Task description: Skip the pictures. Transcribe the rest of the data below without changing a word.

--- START OF Stored data ---

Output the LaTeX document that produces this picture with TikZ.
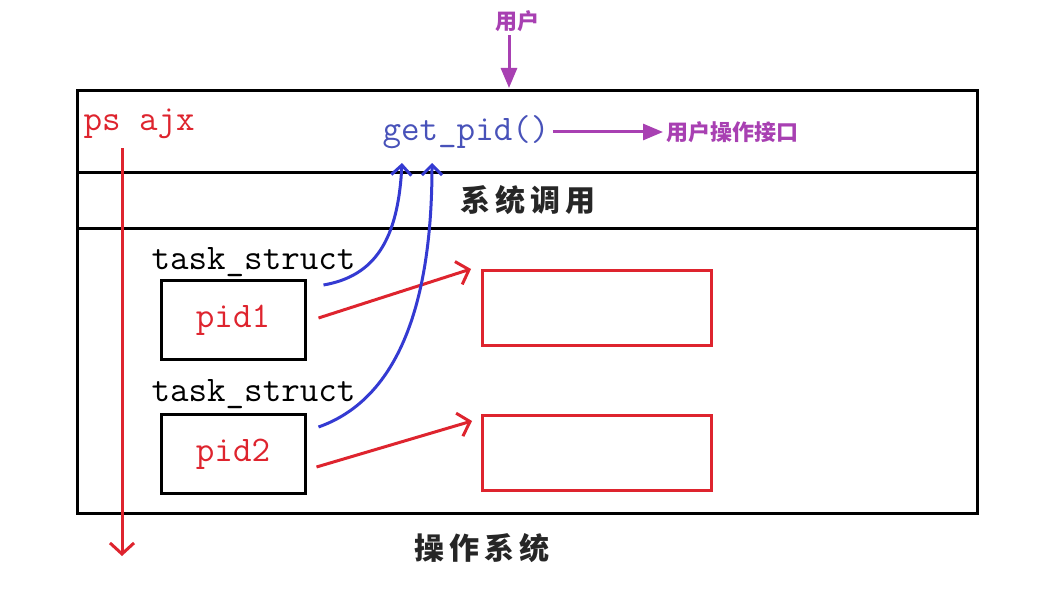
\documentclass[tikz,border=0pt]{standalone}
\usepackage{fontspec}
\newfontfamily\cjk{Noto Sans CJK SC}
\usetikzlibrary{arrows.meta}

\definecolor{pidred}{RGB}{222,36,46}
\definecolor{userpurple}{RGB}{168,64,178}
\definecolor{callblue}{RGB}{52,58,210}
\definecolor{getblue}{RGB}{72,82,185}

\begin{document}
\begin{tikzpicture}[x=1pt,y=-1pt,
		code/.style={font=\fontsize{36}{36}\selectfont\ttfamily},
		hanzi/.style={font=\fontsize{30}{30}\selectfont\cjk\bfseries,text=black!85},
		userlbl/.style={text=userpurple,font=\fontsize{22}{22}\selectfont\cjk\bfseries},
		pidbox/.style={draw,line width=3pt,minimum width=144pt,minimum height=79pt,code,text=pidred},
		membox/.style={draw=pidred,line width=3pt,minimum width=229pt,minimum height=75pt},
		redarr/.style={draw=pidred,line width=3pt,-{Straight Barb[length=11pt,width=24pt]}},
		bluearr/.style={draw=callblue,line width=3pt,-{Straight Barb[length=10pt,width=20pt]}},
		purparr/.style={draw=userpurple,line width=3pt,-{Triangle[length=20pt,width=16pt]}}]
		\useasboundingbox (0,0) rectangle (1038,607);
		% layers of the system
		\draw[line width=3pt] (77,91) rectangle (977,513);
		\draw[line width=3pt] (77,172) -- (977,172);
		\draw[line width=3pt] (77,228) -- (977,228);
		\node[userlbl] (user) at (517,21) {用户};
		\coordinate (top) at (509,88);
		\draw[purparr] (user.south -| top) -- (top);
		\node[code,text=getblue] (get) at (466,132) {get\_pid()};
		\node[userlbl,anchor=west] (api) at (663,132) {用户操作接口};
		\draw[purparr] (get.east) -- (api.west);
		\node[code,text=pidred,anchor=west] (ps) at (80,124) {ps ajx};
		\coordinate (psend) at (122,556);
		\draw[redarr] (122,148) -- (psend);
		\node[hanzi] (call) at (528,200) {系\,统\,调\,用};
		\node[hanzi] (os) at (482,548) {操\,作\,系\,统};
		% processes
		\node[code,anchor=west] (ts1) at (148,262) {task\_struct};
		\node[pidbox] (pid1) at (233,320) {pid1};
		\node[code,anchor=west] (ts2) at (148,394) {task\_struct};
		\node[pidbox] (pid2) at (233,454) {pid2};
		\node[membox] (mem1) at (597,308) {};
		\node[membox] (mem2) at (597,453) {};
		\draw[redarr] ([xshift=12pt,yshift=2pt]pid1.east) -- ([xshift=-10pt]mem1.north west);
		\draw[redarr] ([xshift=10pt,yshift=-13pt]pid2.east) -- ([xshift=-9pt,yshift=-7pt]mem2.north west);
		% system calls up to get_pid
		\coordinate (g1) at (402,163);
		\coordinate (g2) at (432,163);
		\draw[bluearr] ([xshift=17pt,yshift=-6pt]pid1.north east) .. controls (375,276) and (398,240) .. (g1);
		\draw[bluearr] ([xshift=12pt,yshift=-14pt]pid2.north east) .. controls (395,400) and (432,310) .. (g2);
\end{tikzpicture}
\end{document}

--- END OF Stored data ---

Complete output:
Output the LaTeX document that produces this picture with TikZ.
\documentclass[tikz,border=0pt]{standalone}
\usepackage{fontspec}
\newfontfamily\cjk{Noto Sans CJK SC}
\usetikzlibrary{arrows.meta}

\definecolor{pidred}{RGB}{222,36,46}
\definecolor{userpurple}{RGB}{168,64,178}
\definecolor{callblue}{RGB}{52,58,210}
\definecolor{getblue}{RGB}{72,82,185}

\begin{document}
\begin{tikzpicture}[x=1pt,y=-1pt,
		code/.style={font=\fontsize{36}{36}\selectfont\ttfamily},
		hanzi/.style={font=\fontsize{30}{30}\selectfont\cjk\bfseries,text=black!85},
		userlbl/.style={text=userpurple,font=\fontsize{22}{22}\selectfont\cjk\bfseries},
		pidbox/.style={draw,line width=3pt,minimum width=144pt,minimum height=79pt,code,text=pidred},
		membox/.style={draw=pidred,line width=3pt,minimum width=229pt,minimum height=75pt},
		redarr/.style={draw=pidred,line width=3pt,-{Straight Barb[length=11pt,width=24pt]}},
		bluearr/.style={draw=callblue,line width=3pt,-{Straight Barb[length=10pt,width=20pt]}},
		purparr/.style={draw=userpurple,line width=3pt,-{Triangle[length=20pt,width=16pt]}}]
		\useasboundingbox (0,0) rectangle (1038,607);
		% layers of the system
		\draw[line width=3pt] (77,91) rectangle (977,513);
		\draw[line width=3pt] (77,172) -- (977,172);
		\draw[line width=3pt] (77,228) -- (977,228);
		\node[userlbl] (user) at (517,21) {用户};
		\coordinate (top) at (509,88);
		\draw[purparr] (user.south -| top) -- (top);
		\node[code,text=getblue] (get) at (466,132) {get\_pid()};
		\node[userlbl,anchor=west] (api) at (663,132) {用户操作接口};
		\draw[purparr] (get.east) -- (api.west);
		\node[code,text=pidred,anchor=west] (ps) at (80,124) {ps ajx};
		\coordinate (psend) at (122,556);
		\draw[redarr] (122,148) -- (psend);
		\node[hanzi] (call) at (528,200) {系\,统\,调\,用};
		\node[hanzi] (os) at (482,548) {操\,作\,系\,统};
		% processes
		\node[code,anchor=west] (ts1) at (148,262) {task\_struct};
		\node[pidbox] (pid1) at (233,320) {pid1};
		\node[code,anchor=west] (ts2) at (148,394) {task\_struct};
		\node[pidbox] (pid2) at (233,454) {pid2};
		\node[membox] (mem1) at (597,308) {};
		\node[membox] (mem2) at (597,453) {};
		\draw[redarr] ([xshift=12pt,yshift=2pt]pid1.east) -- ([xshift=-10pt]mem1.north west);
		\draw[redarr] ([xshift=10pt,yshift=-13pt]pid2.east) -- ([xshift=-9pt,yshift=-7pt]mem2.north west);
		% system calls up to get_pid
		\coordinate (g1) at (402,163);
		\coordinate (g2) at (432,163);
		\draw[bluearr] ([xshift=17pt,yshift=-6pt]pid1.north east) .. controls (375,276) and (398,240) .. (g1);
		\draw[bluearr] ([xshift=12pt,yshift=-14pt]pid2.north east) .. controls (395,400) and (432,310) .. (g2);
\end{tikzpicture}
\end{document}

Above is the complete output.